From Hosted to Hosts

Local Afghan émigrés ring in the Solar New Year with Nau-Rouz

Khyber Pass Café
1571 Grand Ave.
St. Paul
651.690.0505

Da Afghan
929 W. 80th St.
Bloomington
952.888.5824

Being a guest is nice, but eventualy it starts to wear on a person. It helps to be polite and appropriately grateful, but no matter how welcoming your hosts, there always comes a time when it feels like your suitcase is taking up too much space in the spare room and it's time to roll up the futon and go.

When you immigrate to a new country, it can take years to stop feeling like a guest. You have to send down roots deep enough to build a home of your own before you can return the favor and host the people who've hosted you for so many years.

That's more or less how Emel Sherzad felt.
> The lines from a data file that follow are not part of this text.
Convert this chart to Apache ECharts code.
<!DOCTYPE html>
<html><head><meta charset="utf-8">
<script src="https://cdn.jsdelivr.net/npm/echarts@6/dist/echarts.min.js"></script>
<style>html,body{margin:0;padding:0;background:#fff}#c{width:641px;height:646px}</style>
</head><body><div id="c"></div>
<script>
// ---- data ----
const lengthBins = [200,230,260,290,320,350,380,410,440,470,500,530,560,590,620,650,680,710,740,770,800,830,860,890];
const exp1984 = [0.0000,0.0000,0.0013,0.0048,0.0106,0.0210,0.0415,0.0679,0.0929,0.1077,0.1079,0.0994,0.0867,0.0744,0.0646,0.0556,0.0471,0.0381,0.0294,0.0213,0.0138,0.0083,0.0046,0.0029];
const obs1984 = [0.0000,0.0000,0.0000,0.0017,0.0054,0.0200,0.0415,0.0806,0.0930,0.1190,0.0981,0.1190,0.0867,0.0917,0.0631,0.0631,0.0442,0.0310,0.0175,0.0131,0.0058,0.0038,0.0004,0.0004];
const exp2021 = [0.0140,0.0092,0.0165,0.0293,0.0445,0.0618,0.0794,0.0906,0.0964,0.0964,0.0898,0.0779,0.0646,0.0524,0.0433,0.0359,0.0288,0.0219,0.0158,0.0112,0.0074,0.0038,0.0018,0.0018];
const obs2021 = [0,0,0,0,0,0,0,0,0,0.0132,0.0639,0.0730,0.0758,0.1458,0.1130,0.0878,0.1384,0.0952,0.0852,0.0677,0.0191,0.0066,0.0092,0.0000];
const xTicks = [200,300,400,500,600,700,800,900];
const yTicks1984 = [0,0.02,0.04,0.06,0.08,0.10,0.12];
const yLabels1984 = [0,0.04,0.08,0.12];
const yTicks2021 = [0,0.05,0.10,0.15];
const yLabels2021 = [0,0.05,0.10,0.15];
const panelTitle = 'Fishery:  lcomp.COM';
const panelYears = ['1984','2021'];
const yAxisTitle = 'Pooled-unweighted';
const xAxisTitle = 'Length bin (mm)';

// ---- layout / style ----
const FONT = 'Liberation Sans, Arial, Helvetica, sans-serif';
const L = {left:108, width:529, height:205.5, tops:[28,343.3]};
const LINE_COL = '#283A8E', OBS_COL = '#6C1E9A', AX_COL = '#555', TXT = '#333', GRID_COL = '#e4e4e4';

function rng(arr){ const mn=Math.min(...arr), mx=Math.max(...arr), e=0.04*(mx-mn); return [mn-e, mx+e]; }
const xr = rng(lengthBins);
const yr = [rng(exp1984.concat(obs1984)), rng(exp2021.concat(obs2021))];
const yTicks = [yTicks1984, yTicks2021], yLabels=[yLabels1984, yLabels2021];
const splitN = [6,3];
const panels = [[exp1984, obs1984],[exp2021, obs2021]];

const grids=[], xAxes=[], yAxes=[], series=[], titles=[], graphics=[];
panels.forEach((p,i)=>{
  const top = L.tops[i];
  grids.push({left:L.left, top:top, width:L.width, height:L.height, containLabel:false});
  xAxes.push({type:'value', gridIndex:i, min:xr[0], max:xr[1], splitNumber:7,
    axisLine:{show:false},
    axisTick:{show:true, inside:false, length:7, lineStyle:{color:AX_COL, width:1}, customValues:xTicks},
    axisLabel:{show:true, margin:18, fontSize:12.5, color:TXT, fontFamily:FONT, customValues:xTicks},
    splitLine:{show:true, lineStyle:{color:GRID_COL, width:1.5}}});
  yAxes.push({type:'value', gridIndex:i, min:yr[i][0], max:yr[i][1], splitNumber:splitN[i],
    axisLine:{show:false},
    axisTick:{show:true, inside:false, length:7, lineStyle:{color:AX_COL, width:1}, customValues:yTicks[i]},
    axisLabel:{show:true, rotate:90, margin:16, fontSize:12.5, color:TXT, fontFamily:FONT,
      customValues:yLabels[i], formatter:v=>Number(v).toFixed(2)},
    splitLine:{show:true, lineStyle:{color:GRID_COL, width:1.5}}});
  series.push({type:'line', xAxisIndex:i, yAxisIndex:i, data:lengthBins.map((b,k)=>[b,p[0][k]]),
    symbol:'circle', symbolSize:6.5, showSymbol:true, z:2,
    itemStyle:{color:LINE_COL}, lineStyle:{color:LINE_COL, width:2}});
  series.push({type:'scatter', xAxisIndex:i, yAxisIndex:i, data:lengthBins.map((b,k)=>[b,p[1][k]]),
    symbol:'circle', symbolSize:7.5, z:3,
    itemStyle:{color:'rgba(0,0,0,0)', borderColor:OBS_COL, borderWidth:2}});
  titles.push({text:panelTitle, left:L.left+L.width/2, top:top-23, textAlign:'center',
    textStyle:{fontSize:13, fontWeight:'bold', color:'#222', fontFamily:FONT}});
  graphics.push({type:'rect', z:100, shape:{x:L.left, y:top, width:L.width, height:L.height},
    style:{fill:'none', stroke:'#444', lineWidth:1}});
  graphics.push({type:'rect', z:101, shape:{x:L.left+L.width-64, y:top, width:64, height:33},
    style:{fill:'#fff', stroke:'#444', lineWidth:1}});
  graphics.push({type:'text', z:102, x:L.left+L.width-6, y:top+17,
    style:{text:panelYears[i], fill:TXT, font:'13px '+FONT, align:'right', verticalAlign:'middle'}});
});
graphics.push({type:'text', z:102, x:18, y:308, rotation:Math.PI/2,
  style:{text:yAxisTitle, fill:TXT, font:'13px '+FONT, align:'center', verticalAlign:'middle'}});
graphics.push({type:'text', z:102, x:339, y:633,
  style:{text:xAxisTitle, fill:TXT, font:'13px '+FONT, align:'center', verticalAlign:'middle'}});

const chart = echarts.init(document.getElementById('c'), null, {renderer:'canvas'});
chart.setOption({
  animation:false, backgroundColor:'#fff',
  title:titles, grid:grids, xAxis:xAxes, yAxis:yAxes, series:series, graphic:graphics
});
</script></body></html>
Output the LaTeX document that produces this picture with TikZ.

Sherzad was born in Afghanistan and lived there until 1978 when his family was forced into exile in Europe. He first came to Minnesota in 1985 to attend Macalester College in St. Paul.

Sherzad hadn't been in St. Paul long when he heard that a new Afghan restaurant had opened up nearby, on St. Clair Avenue. It was named Khyber Pass Café, after the treacherous mountain pass that that connects his country with Pakistan. Hungry for food that reminded him of home, he went to the new restaurant and ordered a meal.

"It was perfect," recalls Sherzad, who'd been disappointed by the other "Middle Eastern" food he'd eaten in the city. "It tasted just the way Afghani food was supposed to taste."

It was also perfect that in this restaurant Sherzad was among Afghan people. Not only could he eat food that reminded him of home, he was with others who spoke his language and shared his culture. Eventually, he got a job working in the restaurant, and became friends with the owners' son. He also became friends with the owners' daughter, and in 1991, they married.

"Masooda was my waitress that first time I came to the restaurant," he recalls. "As soon as I saw her, I knew this was a real Afghani restaurant because she carried herself with such pride."

That pride, Sherzad understood, came from being able to share Afghan cuisine and culture with American diners. He longed to do the same thing one day, to share the traditions of the country he'd been forced to leave so many years ago.

Not long after they married, the couple bought the restaurant from Masooda's family, and for nearly 15 years, they've served as St. Paul's unofficial representatives of Afghan culture. It's a role Sherzad relishes. He, Masooda, and their two children have made St. Paul their home, and since the restaurant feels like an extension of their own dining room, they get the pleasure of hosting people every day.

"Home is where your friends are," Sherzad says. "From the beginning, St. Paul has been a very welcoming place to me. I also like to be a welcoming person, and this restaurant gives me the opportunity to do that. I feel like through this job I can give back a little to this city that has been so welcoming to me. Afghans are a hospitable people. We might be a poor country, but we are generous."

One Afghan tradition Sherzad particularly enjoys sharing with his customers is Nau-Rouz, or Afghan New Year. In Afghanistan, the new year begins in late March, around the vernal equinox. Nau-Rouz (or Nau Ruz) is an ancient spring celebration of renewal celebrated in much of the Mideast, featuring outdoor egg games, music, dancing, and food.

"It's the best holiday," Sherzad says. "It has struggled to survive in modern times because it has pagan roots. In Iran, when the religious people came to power, they banned it. The Taliban in Afghanistan banned it, too. I like it because it's a celebration of the sun. It transcends religion. It makes so much sense to me to celebrate the renewal of nature, to celebrate spring, to let go of the old and celebrate new life." This year, the Sherzad family and Khyber Pass will host a Nau-Rouz celebration March 17 and 18.

Beyond regular menu items--such as the four mini-dish vegetarian plate or the organic lamb stewed with spinach--the restaurant will feature several traditional Nau-Rouz delicacies, including a sweet soup called haft mewa. "Haft mewa means seven fruits," Sherzad explains. "We take seven different dried fruits and nuts, soak them in water for a couple of days, and then add rosewater so the fruits release their own sugar." It's delicious, he adds, sort of like Scandinavian fruit soup.

Other traditional dishes Sherzad plans to serve at this year's Nau-Rouz celebration include qubeli pilau, a savory treat of brown rice cooked in stock and combined with caramelized onions, julienned carrots, raisins, almonds, and pistachios; and kadu borani, a warm, mellow dish of stewed butternut squash.

Kadu Borani isn't a traditional Nau-Rouz dish, but Sherzad likes to serve it at this time of year because it reminds him of home. "It's an old family recipe, a particular favorite of mine," he says. "Because you start with whole squash, it's really very labor intensive to prepare."